Their World Cup team had a new coach this year, Jurgen Klinsmann. To the soccer faithful he is well known, once a great star of the game when he played for Germany, retiring in 1998, a Olypic Medalist, a World Cup winner, and one of the finest soccer players of all times. However, the Germans were not pleased with Klinsmann as a coach. He had settled in Los Angeles, and was communting to Germany for his coaching duties. He brought with him American Sports Psychologists, and worst of all, he selected players for his starting line up based on performance rather than reputation. This was most costly in the case of Oliver Kahn, Munich’s famous goal keeper, a man some have described as a national hero — and world famous for his abilities, who wound up sitting the bench for nearly the entire World Cup.

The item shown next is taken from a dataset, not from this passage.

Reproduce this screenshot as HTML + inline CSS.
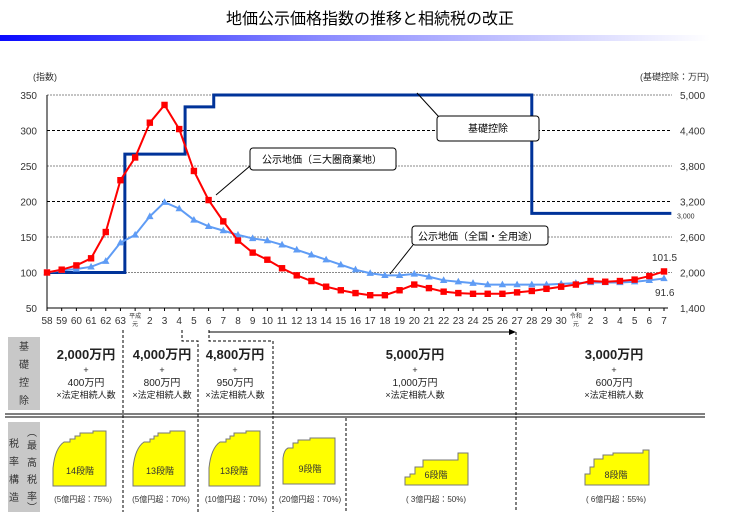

So as their team entered the World Cup, Germans muttered bitterly about “California Klinsmann” and the team that would be lucky to make it to the quarter-finals. It didn’t take long for them to come around. The German team’s run for the cup was almost magical. Coming away with third place, the Golden Foot Award (for the highest scoring player), and the Most Promising Young Player Award, isn’t bad for a team that would be lucky to make it to the quarter-finals. The Germans were a transformed people during the World Cup, waving the flag and grinning from ear to ear as they unabashedly showed the world they love their team.


photo copyright 2006 AFP

Why is this important? Afterall, this blog is really about seeing the Germans become Christians, not about what kind of soccer fans they are. It’s important because I see it as another piece of the puzzle. Another hopeful sign dropping into place. For fifty years, the Germans have been a people without hope or faith. Today, as they have begun reexamining the faith they left behind, they have also rediscovered hope. It may only be in a trivial soccer game, but I think it tells us about something deeper happening in the spirit of the people. This isn’t the first time Germany has done well in the Cup, and yet this time is different.